The Scorecard Interviewers Often Use
Even when the interviewer does not show a rubric, they are usually scoring these behaviors:
- Clarifies vague prompts before coding.
- Defines metrics and data grain correctly.
- Writes readable SQL or Python under pressure.
- Checks edge cases and failure modes.
- Explains tradeoffs without overcomplicating the answer.
- Turns analysis into a recommendation.
Practice out loud. Silent practice makes code better, but interviews also score communication.
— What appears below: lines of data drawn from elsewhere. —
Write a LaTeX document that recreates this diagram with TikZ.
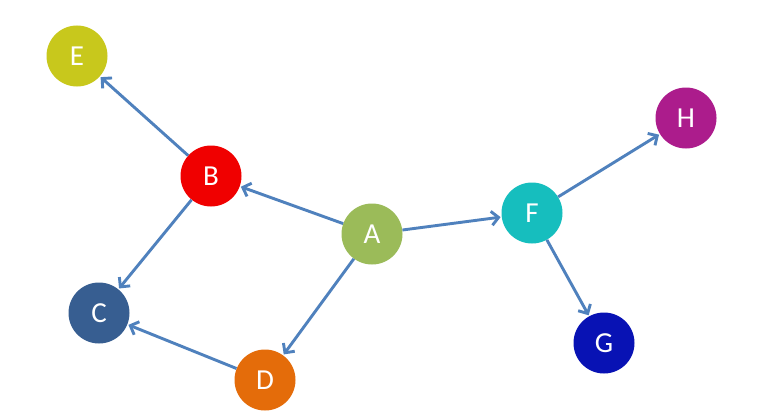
\documentclass[tikz,border=0pt]{standalone}
\usepackage{fontspec}
\setmainfont{Carlito}
\usetikzlibrary{arrows.meta}
\definecolor{cE}{RGB}{200,200,28}
\definecolor{cB}{RGB}{240,0,0}
\definecolor{cA}{RGB}{155,187,89}
\definecolor{cF}{RGB}{22,190,190}
\definecolor{cH}{RGB}{172,28,140}
\definecolor{cC}{RGB}{55,94,145}
\definecolor{cD}{RGB}{228,108,10}
\definecolor{cG}{RGB}{8,18,180}
\definecolor{edge}{RGB}{79,129,189}
\begin{document}
\begin{tikzpicture}[x=1pt,y=-1pt,
  vert/.style={circle,minimum size=61pt,inner sep=0pt,text=white,font=\fontsize{29}{32}\selectfont},
  link/.style={draw=edge,line width=2.9pt,-{Straight Barb[length=7pt,width=14pt,line width=2.9pt]},shorten >=1pt}]
\fill[white] (0,0) rectangle (759,412);
\useasboundingbox (0,0) rectangle (759,412);
\node[vert,fill=cE] (E) at (77,56) {E};
\node[vert,fill=cB] (B) at (211,176) {B};
\node[vert,fill=cA] (A) at (372,234) {A};
\node[vert,fill=cF] (F) at (532,213) {F};
\node[vert,fill=cH] (H) at (686,118) {H};
\node[vert,fill=cC] (C) at (99,313) {C};
\node[vert,fill=cD] (D) at (265,380) {D};
\node[vert,fill=cG] (G) at (604,343) {G};
\draw[link] (A) -- (B);
\draw[link] (B) -- (E);
\draw[link] (B) -- (C);
\draw[link] (A) -- (D);
\draw[link] (D) -- (C);
\draw[link] (A) -- (F);
\draw[link] (F) -- (H);
\draw[link] (F) -- (G);
\end{tikzpicture}
\end{document}
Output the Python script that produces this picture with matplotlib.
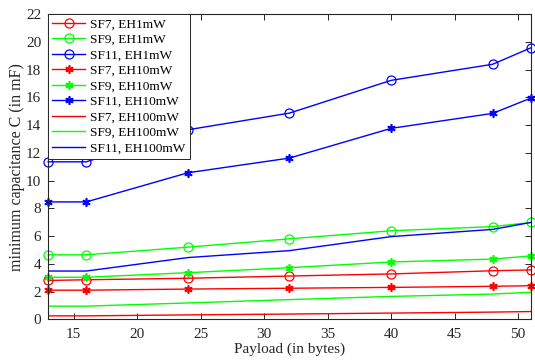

When General Coding Shows Up
Some companies include LeetCode-style coding. Unless the role is engineering-heavy, focus on practical easy and medium patterns:
- Arrays and strings.
- Hash maps and sets.
- Sorting and two pointers.
- Sliding windows.
- Basic recursion, trees, or graphs only if the company is known to ask them.
Do not let general coding crowd out SQL, pandas, experimentation, and business cases if those are central to the role.
FAQ
Should I study SQL or pandas first?
For most data roles, study SQL first because it appears more often and maps directly to warehouse work. Add pandas when the role mentions Python, notebooks, modeling, or take-home analysis.
How much ML should I know?
Enough to frame a target, choose a baseline, avoid leakage, pick metrics, explain tradeoffs, and monitor results. Go deeper if the role is applied ML or MLOps-heavy.
What if the recruiter cannot explain the technical rounds?
Prepare the balanced core: SQL, pandas, experimentation, one ML case, one product case, and behavioral stories. Ask whether coding is SQL, Python, or general algorithms.
What is the biggest prep mistake?
Memorizing answers without practicing assumptions, validation, and recommendations. Real interviews reward structured reasoning, not just final code.